Oppression Plaintiff Obtains Injunctive Relief

Recent New York Decision Grants Injunction Pending Litigation of Oppression Claims


In a recently issued opinion in Feinberg v. Silverberg, 2011 NY Slip Op 32299 (Nassau Co. 2011), Nassau County Supreme Court granted injunctive relief preventing Defendant from continuing oppressive acts. The case strongly supports the proposition that when an oppressed shareholder stands to lose his stake in control and management of a corporation, money damages are not sufficient compensation and an injunction provides greater equity as relief.

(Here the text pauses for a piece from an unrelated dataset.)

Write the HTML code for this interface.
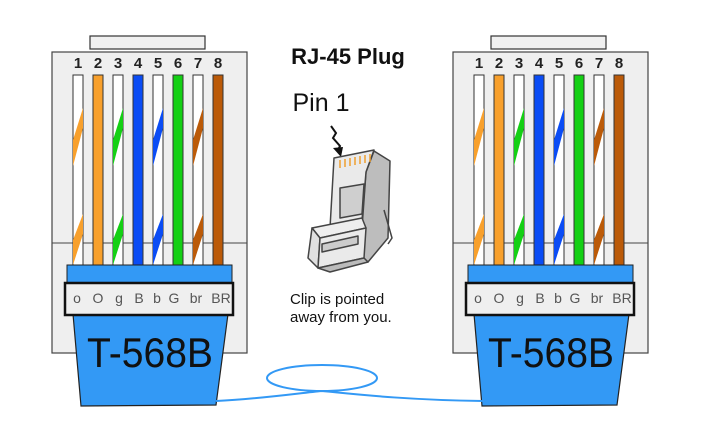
<!DOCTYPE html>
<html><head><meta charset="utf-8"><style>
html,body{margin:0;padding:0;background:#fff;}
svg{display:block;}
text{font-family:"Liberation Sans",Arial,sans-serif;}
</style></head><body>
<svg width="702" height="432" viewBox="0 0 702 432" xmlns="http://www.w3.org/2000/svg">
<defs>
<g id="plug">
  <rect x="90" y="36" width="115" height="13" fill="#f0f0f0" stroke="#333" stroke-width="1.2"/>
  <rect x="52" y="52" width="195" height="301" fill="#efefef" stroke="#444" stroke-width="1.2"/>
  <line x1="52" y1="243" x2="247" y2="243" stroke="#444" stroke-width="1"/>
  <g font-size="15" font-weight="bold" fill="#222" text-anchor="middle">
    <text x="78" y="68">1</text><text x="98" y="68">2</text><text x="118" y="68">3</text><text x="138" y="68">4</text>
    <text x="158" y="68">5</text><text x="178" y="68">6</text><text x="198" y="68">7</text><text x="218" y="68">8</text>
  </g>
  <g stroke="#333" stroke-width="1">
    <rect x="73" y="75" width="10" height="191" fill="#fff"/>
    <rect x="93" y="75" width="10" height="191" fill="#f8a02c"/>
    <rect x="113" y="75" width="10" height="191" fill="#fff"/>
    <rect x="133" y="75" width="10" height="191" fill="#0a4cf5"/>
    <rect x="153" y="75" width="10" height="191" fill="#fff"/>
    <rect x="173" y="75" width="10" height="191" fill="#14d014"/>
    <rect x="193" y="75" width="10" height="191" fill="#fff"/>
    <rect x="213" y="75" width="10" height="191" fill="#bb5a08"/>
  </g>
  <g>
    <polygon points="73,140 83,108 83,128 73,166" fill="#f8a02c"/>
    <polygon points="73,240 83,214 83,234 73,265" fill="#f8a02c"/>
    <polygon points="113,140 123,108 123,128 113,166" fill="#14d014"/>
    <polygon points="113,240 123,214 123,234 113,265" fill="#14d014"/>
    <polygon points="153,140 163,108 163,128 153,166" fill="#0a4cf5"/>
    <polygon points="153,240 163,214 163,234 153,265" fill="#0a4cf5"/>
    <polygon points="193,140 203,108 203,128 193,166" fill="#bb5a08"/>
    <polygon points="193,240 203,214 203,234 193,265" fill="#bb5a08"/>
  </g>
  <rect x="67" y="265" width="165" height="18" fill="#3399f5" stroke="#222" stroke-width="1"/>
  <polygon points="73,314 228,314 216,405 81,406" fill="#3399f5" stroke="#222" stroke-width="1.2"/>
  <rect x="65" y="283" width="168" height="32" fill="#efefef" stroke="#111" stroke-width="2.5"/>
  <g font-size="14" fill="#555" text-anchor="middle">
    <text x="77" y="303">o</text><text x="98" y="303">O</text><text x="119" y="303">g</text><text x="139" y="303">B</text>
    <text x="157" y="303">b</text><text x="174" y="303">G</text><text x="196" y="303">br</text><text x="221" y="303">BR</text>
  </g>
  <text x="150" y="367" font-size="42" fill="#111" text-anchor="middle" textLength="126" lengthAdjust="spacingAndGlyphs">T-568B</text>
</g>
</defs>
<use href="#plug"/>
<use href="#plug" transform="translate(401,0)"/>
<ellipse cx="322" cy="378" rx="55" ry="13" fill="none" stroke="#3399f5" stroke-width="2"/>
<path d="M216,401 C260,399 300,393 322,391 C345,393 400,400 483,401" fill="none" stroke="#3399f5" stroke-width="2"/>
<text x="348" y="64" font-size="22" font-weight="bold" fill="#111" text-anchor="middle">RJ-45 Plug</text>
<text x="321" y="111" font-size="25" fill="#111" text-anchor="middle">Pin 1</text>
<path d="M331,126 L336,133 L333,138 L340,146 L338,150" fill="none" stroke="#111" stroke-width="2"/>
<polygon points="333,148 343,147 341,157" fill="#111"/>
<g stroke="#444" stroke-width="1.5" stroke-linejoin="round">
  <polygon points="374,151 390,161 388,238 368,262 360,256 366,172" fill="#bdbdbd"/>
  <polygon points="334,158 374,150 366,172 362,220 330,228" fill="#eaeaea"/>
  <polygon points="340,188 364,184 362,214 340,218" fill="#cfcfcf"/>
  <polygon points="312,228 362,218 366,228 320,238" fill="#eee"/>
  <polygon points="312,228 320,238 318,268 308,258" fill="#e0e0e0"/>
  <polygon points="320,238 366,228 364,258 318,268" fill="#eaeaea"/>
  <polygon points="322,244 358,236 358,244 322,252" fill="#ccc"/>
  <polygon points="318,268 364,258 368,262 330,272" fill="#bbb"/>
  <path d="M384,210 L392,238 L388,244" fill="none"/>
</g>
<g stroke="#f0a030" stroke-width="1.5">
  <line x1="340" y1="160" x2="340" y2="168"/><line x1="345" y1="159" x2="345" y2="167"/>
  <line x1="350" y1="158" x2="350" y2="166"/><line x1="355" y1="157" x2="355" y2="165"/>
  <line x1="360" y1="156" x2="360" y2="164"/><line x1="365" y1="155" x2="365" y2="163"/>
  <line x1="370" y1="154" x2="370" y2="162"/>
</g>
<text x="290" y="304" font-size="15" fill="#111">Clip is pointed</text>
<text x="290" y="322" font-size="15" fill="#111">away from you.</text>
</svg>
</body></html>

L&E is a closely held corporation founded by Feinberg, Plaintiff, and Silverberg, Defendant, who are both 50% shareholders. Feinberg is the President and Treasurer; Silverberg is the Vice President and Secretary. Victor Hecht, another named Defendant, is the Chief Financial Officer of L&E, and Brian Barney is an employee with responsibilities involving the business of L&E in Asia.